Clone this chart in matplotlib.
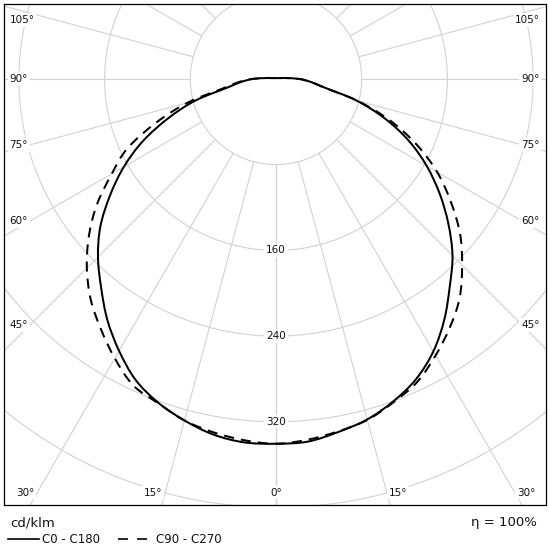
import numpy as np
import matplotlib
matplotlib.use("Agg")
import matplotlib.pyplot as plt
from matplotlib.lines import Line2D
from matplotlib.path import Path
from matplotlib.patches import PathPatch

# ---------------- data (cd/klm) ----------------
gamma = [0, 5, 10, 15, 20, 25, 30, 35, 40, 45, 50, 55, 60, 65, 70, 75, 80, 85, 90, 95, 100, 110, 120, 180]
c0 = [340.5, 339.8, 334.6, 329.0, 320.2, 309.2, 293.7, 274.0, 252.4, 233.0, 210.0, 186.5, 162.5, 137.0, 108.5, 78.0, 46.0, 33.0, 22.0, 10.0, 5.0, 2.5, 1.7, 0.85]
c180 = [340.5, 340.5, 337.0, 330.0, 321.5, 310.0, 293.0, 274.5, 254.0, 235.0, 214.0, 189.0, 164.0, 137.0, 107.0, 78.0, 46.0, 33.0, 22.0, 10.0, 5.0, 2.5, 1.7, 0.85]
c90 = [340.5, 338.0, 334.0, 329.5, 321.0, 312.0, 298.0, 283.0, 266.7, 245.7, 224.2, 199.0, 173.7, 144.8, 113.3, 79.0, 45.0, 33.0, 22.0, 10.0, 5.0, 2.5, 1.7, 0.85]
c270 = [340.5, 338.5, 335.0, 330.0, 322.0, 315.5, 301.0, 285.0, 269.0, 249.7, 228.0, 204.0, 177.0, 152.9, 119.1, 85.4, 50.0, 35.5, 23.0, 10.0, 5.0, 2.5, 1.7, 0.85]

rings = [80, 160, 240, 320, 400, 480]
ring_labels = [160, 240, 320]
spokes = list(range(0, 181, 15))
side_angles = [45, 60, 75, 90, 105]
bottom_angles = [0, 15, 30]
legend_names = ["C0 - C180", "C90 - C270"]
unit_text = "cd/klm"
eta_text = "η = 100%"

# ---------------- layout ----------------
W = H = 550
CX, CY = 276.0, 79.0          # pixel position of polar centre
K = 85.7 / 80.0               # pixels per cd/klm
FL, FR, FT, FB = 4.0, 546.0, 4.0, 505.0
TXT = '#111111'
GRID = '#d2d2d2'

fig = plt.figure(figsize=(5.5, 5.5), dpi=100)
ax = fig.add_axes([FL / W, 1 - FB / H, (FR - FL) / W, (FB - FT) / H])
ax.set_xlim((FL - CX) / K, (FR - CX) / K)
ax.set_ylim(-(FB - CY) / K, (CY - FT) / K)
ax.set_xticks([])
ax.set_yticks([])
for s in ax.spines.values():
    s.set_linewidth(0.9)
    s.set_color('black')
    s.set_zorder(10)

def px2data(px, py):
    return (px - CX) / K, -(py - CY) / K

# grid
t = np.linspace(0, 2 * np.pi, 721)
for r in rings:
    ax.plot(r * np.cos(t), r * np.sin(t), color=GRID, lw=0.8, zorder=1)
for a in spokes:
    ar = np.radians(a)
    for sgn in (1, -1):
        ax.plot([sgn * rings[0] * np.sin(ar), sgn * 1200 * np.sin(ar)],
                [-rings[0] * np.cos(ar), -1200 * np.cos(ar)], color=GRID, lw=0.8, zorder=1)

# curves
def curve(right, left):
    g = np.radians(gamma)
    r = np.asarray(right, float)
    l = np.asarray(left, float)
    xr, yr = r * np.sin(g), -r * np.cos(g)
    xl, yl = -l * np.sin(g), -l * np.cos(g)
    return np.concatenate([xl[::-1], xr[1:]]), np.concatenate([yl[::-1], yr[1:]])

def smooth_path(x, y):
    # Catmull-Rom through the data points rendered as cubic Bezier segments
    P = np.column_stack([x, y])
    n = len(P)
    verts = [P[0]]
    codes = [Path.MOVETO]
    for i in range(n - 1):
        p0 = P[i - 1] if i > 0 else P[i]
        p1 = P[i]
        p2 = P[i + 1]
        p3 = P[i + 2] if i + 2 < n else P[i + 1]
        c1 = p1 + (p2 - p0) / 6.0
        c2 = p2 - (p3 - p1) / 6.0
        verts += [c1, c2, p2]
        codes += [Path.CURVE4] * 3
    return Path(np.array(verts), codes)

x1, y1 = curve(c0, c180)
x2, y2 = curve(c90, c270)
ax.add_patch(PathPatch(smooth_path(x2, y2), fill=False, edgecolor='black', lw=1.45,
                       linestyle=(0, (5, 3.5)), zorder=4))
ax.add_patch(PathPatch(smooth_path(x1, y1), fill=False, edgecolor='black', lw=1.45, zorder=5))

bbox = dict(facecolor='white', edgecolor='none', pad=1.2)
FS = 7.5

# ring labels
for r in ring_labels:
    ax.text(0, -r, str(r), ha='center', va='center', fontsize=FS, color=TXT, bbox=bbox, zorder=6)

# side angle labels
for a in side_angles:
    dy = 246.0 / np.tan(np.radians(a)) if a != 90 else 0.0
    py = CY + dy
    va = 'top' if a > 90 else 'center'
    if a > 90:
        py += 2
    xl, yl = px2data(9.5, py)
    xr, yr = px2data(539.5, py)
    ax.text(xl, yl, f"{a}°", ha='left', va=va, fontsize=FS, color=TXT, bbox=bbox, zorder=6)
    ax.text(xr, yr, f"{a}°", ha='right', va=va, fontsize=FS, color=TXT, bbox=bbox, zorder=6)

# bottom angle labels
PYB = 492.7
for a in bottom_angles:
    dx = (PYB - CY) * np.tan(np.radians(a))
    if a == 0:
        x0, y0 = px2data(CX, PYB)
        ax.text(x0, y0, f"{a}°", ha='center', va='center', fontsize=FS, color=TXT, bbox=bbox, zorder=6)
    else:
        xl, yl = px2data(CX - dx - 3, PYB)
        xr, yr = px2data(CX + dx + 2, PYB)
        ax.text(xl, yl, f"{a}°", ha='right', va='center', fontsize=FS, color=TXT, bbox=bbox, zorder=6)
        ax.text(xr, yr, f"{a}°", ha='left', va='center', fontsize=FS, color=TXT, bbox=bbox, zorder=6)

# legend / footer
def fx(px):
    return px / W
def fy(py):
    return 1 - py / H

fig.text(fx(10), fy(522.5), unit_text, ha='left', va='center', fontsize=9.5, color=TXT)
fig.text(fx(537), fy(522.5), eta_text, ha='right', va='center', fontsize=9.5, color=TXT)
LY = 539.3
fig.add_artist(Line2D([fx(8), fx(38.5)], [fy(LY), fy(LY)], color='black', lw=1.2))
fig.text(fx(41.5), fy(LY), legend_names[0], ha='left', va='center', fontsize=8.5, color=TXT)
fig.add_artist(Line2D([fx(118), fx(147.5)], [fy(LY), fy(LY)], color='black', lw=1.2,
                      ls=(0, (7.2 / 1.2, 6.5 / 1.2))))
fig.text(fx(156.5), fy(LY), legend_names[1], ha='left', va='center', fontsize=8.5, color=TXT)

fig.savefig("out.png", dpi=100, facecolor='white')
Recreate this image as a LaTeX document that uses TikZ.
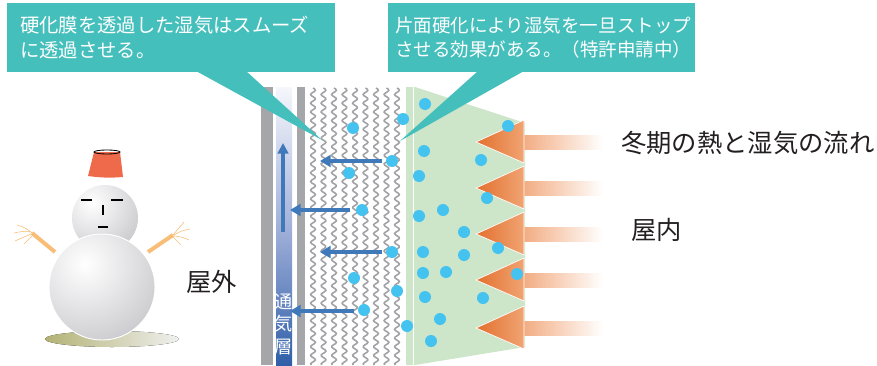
════════════════════
• Stated exercise: Without the images, write out each line of the data verbatim.

• Output for this exercise:
Clone this chart in matplotlib.
import numpy as np
import matplotlib
matplotlib.use("Agg")
import matplotlib.pyplot as plt
from matplotlib.lines import Line2D
from matplotlib.path import Path
from matplotlib.patches import PathPatch

# ---------------- data (cd/klm) ----------------
gamma = [0, 5, 10, 15, 20, 25, 30, 35, 40, 45, 50, 55, 60, 65, 70, 75, 80, 85, 90, 95, 100, 110, 120, 180]
c0 = [340.5, 339.8, 334.6, 329.0, 320.2, 309.2, 293.7, 274.0, 252.4, 233.0, 210.0, 186.5, 162.5, 137.0, 108.5, 78.0, 46.0, 33.0, 22.0, 10.0, 5.0, 2.5, 1.7, 0.85]
c180 = [340.5, 340.5, 337.0, 330.0, 321.5, 310.0, 293.0, 274.5, 254.0, 235.0, 214.0, 189.0, 164.0, 137.0, 107.0, 78.0, 46.0, 33.0, 22.0, 10.0, 5.0, 2.5, 1.7, 0.85]
c90 = [340.5, 338.0, 334.0, 329.5, 321.0, 312.0, 298.0, 283.0, 266.7, 245.7, 224.2, 199.0, 173.7, 144.8, 113.3, 79.0, 45.0, 33.0, 22.0, 10.0, 5.0, 2.5, 1.7, 0.85]
c270 = [340.5, 338.5, 335.0, 330.0, 322.0, 315.5, 301.0, 285.0, 269.0, 249.7, 228.0, 204.0, 177.0, 152.9, 119.1, 85.4, 50.0, 35.5, 23.0, 10.0, 5.0, 2.5, 1.7, 0.85]

rings = [80, 160, 240, 320, 400, 480]
ring_labels = [160, 240, 320]
spokes = list(range(0, 181, 15))
side_angles = [45, 60, 75, 90, 105]
bottom_angles = [0, 15, 30]
legend_names = ["C0 - C180", "C90 - C270"]
unit_text = "cd/klm"
eta_text = "η = 100%"

# ---------------- layout ----------------
W = H = 550
CX, CY = 276.0, 79.0          # pixel position of polar centre
K = 85.7 / 80.0               # pixels per cd/klm
FL, FR, FT, FB = 4.0, 546.0, 4.0, 505.0
TXT = '#111111'
GRID = '#d2d2d2'

fig = plt.figure(figsize=(5.5, 5.5), dpi=100)
ax = fig.add_axes([FL / W, 1 - FB / H, (FR - FL) / W, (FB - FT) / H])
ax.set_xlim((FL - CX) / K, (FR - CX) / K)
ax.set_ylim(-(FB - CY) / K, (CY - FT) / K)
ax.set_xticks([])
ax.set_yticks([])
for s in ax.spines.values():
    s.set_linewidth(0.9)
    s.set_color('black')
    s.set_zorder(10)

def px2data(px, py):
    return (px - CX) / K, -(py - CY) / K

# grid
t = np.linspace(0, 2 * np.pi, 721)
for r in rings:
    ax.plot(r * np.cos(t), r * np.sin(t), color=GRID, lw=0.8, zorder=1)
for a in spokes:
    ar = np.radians(a)
    for sgn in (1, -1):
        ax.plot([sgn * rings[0] * np.sin(ar), sgn * 1200 * np.sin(ar)],
                [-rings[0] * np.cos(ar), -1200 * np.cos(ar)], color=GRID, lw=0.8, zorder=1)

# curves
def curve(right, left):
    g = np.radians(gamma)
    r = np.asarray(right, float)
    l = np.asarray(left, float)
    xr, yr = r * np.sin(g), -r * np.cos(g)
    xl, yl = -l * np.sin(g), -l * np.cos(g)
    return np.concatenate([xl[::-1], xr[1:]]), np.concatenate([yl[::-1], yr[1:]])

def smooth_path(x, y):
    # Catmull-Rom through the data points rendered as cubic Bezier segments
    P = np.column_stack([x, y])
    n = len(P)
    verts = [P[0]]
    codes = [Path.MOVETO]
    for i in range(n - 1):
        p0 = P[i - 1] if i > 0 else P[i]
        p1 = P[i]
        p2 = P[i + 1]
        p3 = P[i + 2] if i + 2 < n else P[i + 1]
        c1 = p1 + (p2 - p0) / 6.0
        c2 = p2 - (p3 - p1) / 6.0
        verts += [c1, c2, p2]
        codes += [Path.CURVE4] * 3
    return Path(np.array(verts), codes)

x1, y1 = curve(c0, c180)
x2, y2 = curve(c90, c270)
ax.add_patch(PathPatch(smooth_path(x2, y2), fill=False, edgecolor='black', lw=1.45,
                       linestyle=(0, (5, 3.5)), zorder=4))
ax.add_patch(PathPatch(smooth_path(x1, y1), fill=False, edgecolor='black', lw=1.45, zorder=5))

bbox = dict(facecolor='white', edgecolor='none', pad=1.2)
FS = 7.5

# ring labels
for r in ring_labels:
    ax.text(0, -r, str(r), ha='center', va='center', fontsize=FS, color=TXT, bbox=bbox, zorder=6)

# side angle labels
for a in side_angles:
    dy = 246.0 / np.tan(np.radians(a)) if a != 90 else 0.0
    py = CY + dy
    va = 'top' if a > 90 else 'center'
    if a > 90:
        py += 2
    xl, yl = px2data(9.5, py)
    xr, yr = px2data(539.5, py)
    ax.text(xl, yl, f"{a}°", ha='left', va=va, fontsize=FS, color=TXT, bbox=bbox, zorder=6)
    ax.text(xr, yr, f"{a}°", ha='right', va=va, fontsize=FS, color=TXT, bbox=bbox, zorder=6)

# bottom angle labels
PYB = 492.7
for a in bottom_angles:
    dx = (PYB - CY) * np.tan(np.radians(a))
    if a == 0:
        x0, y0 = px2data(CX, PYB)
        ax.text(x0, y0, f"{a}°", ha='center', va='center', fontsize=FS, color=TXT, bbox=bbox, zorder=6)
    else:
        xl, yl = px2data(CX - dx - 3, PYB)
        xr, yr = px2data(CX + dx + 2, PYB)
        ax.text(xl, yl, f"{a}°", ha='right', va='center', fontsize=FS, color=TXT, bbox=bbox, zorder=6)
        ax.text(xr, yr, f"{a}°", ha='left', va='center', fontsize=FS, color=TXT, bbox=bbox, zorder=6)

# legend / footer
def fx(px):
    return px / W
def fy(py):
    return 1 - py / H

fig.text(fx(10), fy(522.5), unit_text, ha='left', va='center', fontsize=9.5, color=TXT)
fig.text(fx(537), fy(522.5), eta_text, ha='right', va='center', fontsize=9.5, color=TXT)
LY = 539.3
fig.add_artist(Line2D([fx(8), fx(38.5)], [fy(LY), fy(LY)], color='black', lw=1.2))
fig.text(fx(41.5), fy(LY), legend_names[0], ha='left', va='center', fontsize=8.5, color=TXT)
fig.add_artist(Line2D([fx(118), fx(147.5)], [fy(LY), fy(LY)], color='black', lw=1.2,
                      ls=(0, (7.2 / 1.2, 6.5 / 1.2))))
fig.text(fx(156.5), fy(LY), legend_names[1], ha='left', va='center', fontsize=8.5, color=TXT)

fig.savefig("out.png", dpi=100, facecolor='white')
Recreate this image as a LaTeX document that uses TikZ.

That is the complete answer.